# TASK DETAILS
Faithfully return all lines, omitting every embedded picture.
— START OF RECORDED INFORMATION —
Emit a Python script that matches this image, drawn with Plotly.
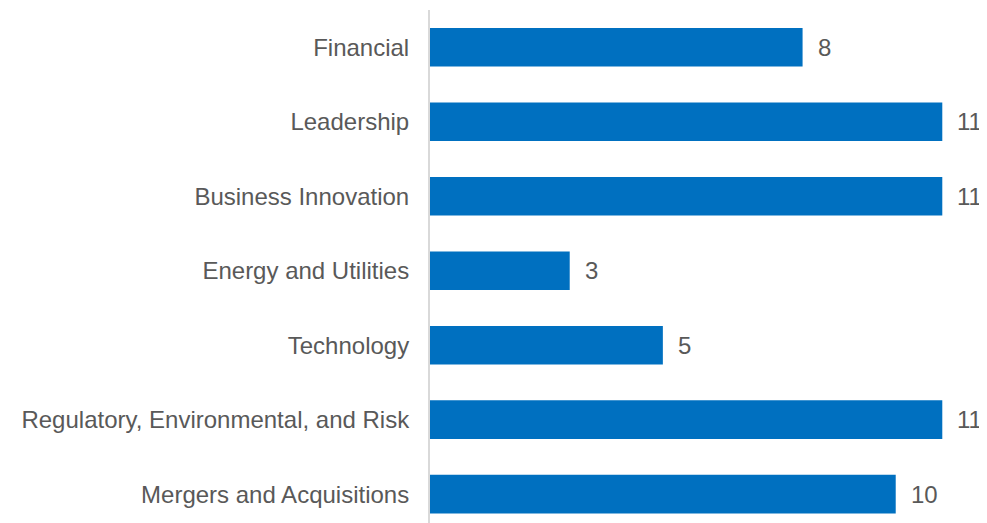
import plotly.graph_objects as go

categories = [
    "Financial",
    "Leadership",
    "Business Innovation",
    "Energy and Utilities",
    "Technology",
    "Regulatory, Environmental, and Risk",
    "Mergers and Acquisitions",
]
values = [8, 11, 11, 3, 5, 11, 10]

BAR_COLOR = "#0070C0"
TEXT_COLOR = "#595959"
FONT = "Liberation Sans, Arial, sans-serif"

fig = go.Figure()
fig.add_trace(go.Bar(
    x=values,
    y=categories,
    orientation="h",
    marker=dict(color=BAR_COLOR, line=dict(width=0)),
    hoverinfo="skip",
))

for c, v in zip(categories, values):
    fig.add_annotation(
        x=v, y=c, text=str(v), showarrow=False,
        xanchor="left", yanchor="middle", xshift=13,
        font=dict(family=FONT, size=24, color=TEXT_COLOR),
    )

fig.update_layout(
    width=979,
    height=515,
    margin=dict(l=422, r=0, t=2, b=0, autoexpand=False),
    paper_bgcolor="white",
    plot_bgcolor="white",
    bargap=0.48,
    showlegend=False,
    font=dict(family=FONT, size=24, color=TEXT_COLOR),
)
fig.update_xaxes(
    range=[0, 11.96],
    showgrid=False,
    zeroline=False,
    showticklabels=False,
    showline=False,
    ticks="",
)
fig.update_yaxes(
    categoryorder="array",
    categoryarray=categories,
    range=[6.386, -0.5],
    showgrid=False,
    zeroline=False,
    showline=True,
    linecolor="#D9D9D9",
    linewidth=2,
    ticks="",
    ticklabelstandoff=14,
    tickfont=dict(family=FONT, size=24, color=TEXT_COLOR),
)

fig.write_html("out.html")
— END OF RECORDED INFORMATION —
# COMPLETE RESPONSE
Emit a Python script that matches this image, drawn with Plotly.
import plotly.graph_objects as go

categories = [
    "Financial",
    "Leadership",
    "Business Innovation",
    "Energy and Utilities",
    "Technology",
    "Regulatory, Environmental, and Risk",
    "Mergers and Acquisitions",
]
values = [8, 11, 11, 3, 5, 11, 10]

BAR_COLOR = "#0070C0"
TEXT_COLOR = "#595959"
FONT = "Liberation Sans, Arial, sans-serif"

fig = go.Figure()
fig.add_trace(go.Bar(
    x=values,
    y=categories,
    orientation="h",
    marker=dict(color=BAR_COLOR, line=dict(width=0)),
    hoverinfo="skip",
))

for c, v in zip(categories, values):
    fig.add_annotation(
        x=v, y=c, text=str(v), showarrow=False,
        xanchor="left", yanchor="middle", xshift=13,
        font=dict(family=FONT, size=24, color=TEXT_COLOR),
    )

fig.update_layout(
    width=979,
    height=515,
    margin=dict(l=422, r=0, t=2, b=0, autoexpand=False),
    paper_bgcolor="white",
    plot_bgcolor="white",
    bargap=0.48,
    showlegend=False,
    font=dict(family=FONT, size=24, color=TEXT_COLOR),
)
fig.update_xaxes(
    range=[0, 11.96],
    showgrid=False,
    zeroline=False,
    showticklabels=False,
    showline=False,
    ticks="",
)
fig.update_yaxes(
    categoryorder="array",
    categoryarray=categories,
    range=[6.386, -0.5],
    showgrid=False,
    zeroline=False,
    showline=True,
    linecolor="#D9D9D9",
    linewidth=2,
    ticks="",
    ticklabelstandoff=14,
    tickfont=dict(family=FONT, size=24, color=TEXT_COLOR),
)

fig.write_html("out.html")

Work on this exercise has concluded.